Geopolitica e investimenti vanno insieme, dalla Cina al Regno Unito: al Cairo c’è la fila
Oltre all’Eni, circa 130 aziende italiane operano in Egitto. C’è Edison (con investimenti per due miliardi) e Banca Intesa San Paolo, che nel 2006 ha comprato Bank of Alexandria per 1,6 miliardi di dollari. Poi Italcementi, Pirelli, Italgen, Danieli Techint, Gruppo Caltagirone, e molti altri. Imprese di servizi, impiantistica, trasporti e logistica. E naturalmente il turismo (Alpitour, Valtour): anche se qui le cose vanno male dopo l’attentato a un aereo di turisti russi appena decollato da Sharm el Sheikh l’ottobre scorso.
L’Egitto fa gola. Ha lanciato grandi progetti di infrastrutture: dai porti e zone industriali lungo il canale di Suez appena raddoppiato, ai fosfati estratti nel deserto occidentale, a un nuovo triangolo industriale tra i porti di Safaga ed el Quseir sul Mar Rosso e la città di Qena sul Nilo, fino a una nuova espansione urbana e industriale sulla costa mediterranea intorno a El Alamein.
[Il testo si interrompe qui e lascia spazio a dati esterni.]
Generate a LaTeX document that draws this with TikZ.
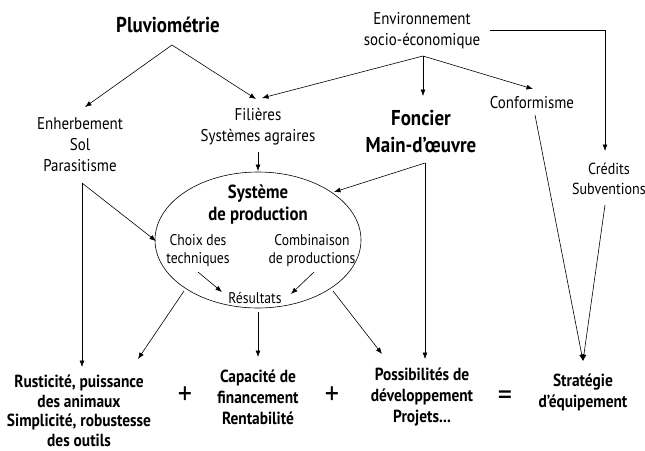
\documentclass[tikz,border=0pt]{standalone}
\usepackage{fontspec}
\setmainfont[FakeStretch=0.88]{PT Sans}
\usetikzlibrary{arrows.meta,shapes.geometric}
\begin{document}
\begin{tikzpicture}[x=1pt,y=-1pt,
  txt/.style={align=center,inner sep=0pt,font=\fontsize{17}{21}\selectfont},
  small/.style={align=center,inner sep=0pt,font=\fontsize{15.5}{18}\selectfont},
  big/.style={align=center,inner sep=0pt,font=\bfseries\fontsize{21.5}{27}\selectfont},
  sysf/.style={align=center,inner sep=0pt,font=\bfseries\fontsize{19}{22}\selectfont},
  bot/.style={align=center,inner sep=0pt,font=\bfseries\fontsize{17.5}{21}\selectfont},
  op/.style={inner sep=0pt,font=\fontsize{32}{32}\selectfont},
  con/.style={line width=0.6pt,-{Latex[length=6.5pt,width=5pt]}},
  ln/.style={line width=0.6pt}]
\useasboundingbox (0,0) rectangle (645,450);
% nodes
\node[big] (pluv) at (168,25) {Pluviométrie};
\node[txt] (env) at (422,31) {Environnement\\socio-économique};
\node[txt] (enh) at (80,145) {Enherbement\\Sol\\Parasitisme};
\node[txt] (fil) at (258,127) {Filières\\Systèmes agraires};
\node[big] (fon) at (421,132) {Foncier\\Main-d’œuvre};
\node[txt] (conf) at (532,103) {Conformisme};
\node[txt,font=\fontsize{16}{20}\selectfont] (cred) at (609,179) {Crédits\\Subventions};
\node[draw,ellipse,line width=0.6pt,minimum width=206,minimum height=136,inner sep=0pt] (sys) at (258,240) {};
\node[sysf] (sp) at (258,205) {Système\\de production};
\node[small] (choix) at (198,251) {Choix des\\techniques};
\node[small] (comb) at (312,251) {Combinaison\\de productions};
\node[small] (res) at (255,298) {Résultats};
\node[bot,font=\bfseries\fontsize{17.5}{19.5}\selectfont] (rus) at (79,411) {Rusticité, puissance\\des animaux\\Simplicité, robustesse\\des outils};
\node[bot] (cap) at (258,397) {Capacité de\\financement\\Rentabilité};
\node[bot] (pos) at (422,397) {Possibilités de\\développement\\Projets...};
\node[bot] (strat) at (583,392) {Stratégie\\d’équipement};
\node[op] (plus1) at (185,396) {+};
\node[op] (plus2) at (332,396) {+};
\node[op] (eq) at (505,398) {=};
% coordinates
\coordinate (pA) at (172,45);
\coordinate (enhT) at (85,107);
\coordinate (filT) at (256,99);
\coordinate (filT2) at (262,98);
\coordinate (eA) at (423,56);
\coordinate (fonT) at (423,96);
\coordinate (confT) at (533,89);
\coordinate (eR) at (490,30);
\coordinate (eC) at (605,30);
\coordinate (credT) at (605,151);
\coordinate (filB) at (258,152);
\coordinate (sysT) at (258,171);
\coordinate (fonC) at (425,163);
\coordinate (sysR) at (334,192);
\coordinate (posT) at (425,359);
\coordinate (enhC) at (82,183);
\coordinate (rusT) at (82,367);
\coordinate (sysL) at (156,241);
\coordinate (confB) at (535,115);
\coordinate (credB) at (605,205);
\coordinate (stratT) at (583,361);
\coordinate (choixB) at (198,272);
\coordinate (resL) at (222,292);
\coordinate (combB) at (314,272);
\coordinate (resR) at (291,294);
\coordinate (sysBL) at (184,291);
\coordinate (rusT2) at (138,359);
\coordinate (resB) at (258,312);
\coordinate (capT) at (258,357);
\coordinate (sysBR) at (333,291);
\coordinate (posT2) at (382,354);
% connectors
\draw[con] (pA) -- (enhT);
\draw[con] (pA) -- (filT);
\draw[con] (eA) -- (filT2);
\draw[con] (eA) -- (fonT);
\draw[con] (eA) -- (confT);
\draw[con] (eR) -- (eC) -- (credT);
\draw[con] (filB) -- (sysT);
\draw[con] (fonC) -- (sysR);
\draw[con] (fonC) -- (posT);
\draw[con] (enhC) -- (rusT);
\draw[con] (enhC) -- (sysL);
\draw[con] (confB) -- (stratT);
\draw[con] (credB) -- (stratT);
\draw[con] (choixB) -- (resL);
\draw[con] (combB) -- (resR);
\draw[con] (sysBL) -- (rusT2);
\draw[con] (resB) -- (capT);
\draw[con] (sysBR) -- (posT2);
\end{tikzpicture}
\end{document}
Il governo egiziano conta di investirvi cento miliardi di dollari, promessi in gran parte dalle monarchie del Golfo, e le imprese di tutto il mondo sperano di partecipare alla festa. Geopolitica e investimenti vanno insieme, dalla Cina alla Russia a Francia e Regno Unito: al Cairo c’è la fila.
Fin dove arriveranno le indagini sulla morte di Giulio Regeni? Dipenderà dalla pressione da parte italiana (e non solo: il dipartimento di stato statunitense ha intenzione di sollevare il tema dei diritti umani in due incontri previsti questa settimana, riferisce il New York Times).
Un’ipotesi? Le indagini congiunte si trascineranno per qualche tempo. Se si sentiranno davvero sotto pressione, le autorità egiziane arriveranno a concedere che è stata opera di elementi “deviati”: ma anche questo è poco probabile. Nel migliore dei casi si troverà qualche “esecutore materiale”. Poi prevarrà “il comune interesse alla stabilità”. La missione di imprenditori con la ministra dello sviluppo economico Federica Guidi, interrotta bruscamente la settimana scorsa, sarà stata semplicemente rinviata di qualche settimana, forse mesi. Ricercatori o giornalisti free lance sono avvertiti, meglio non toccare temi “sensibili”.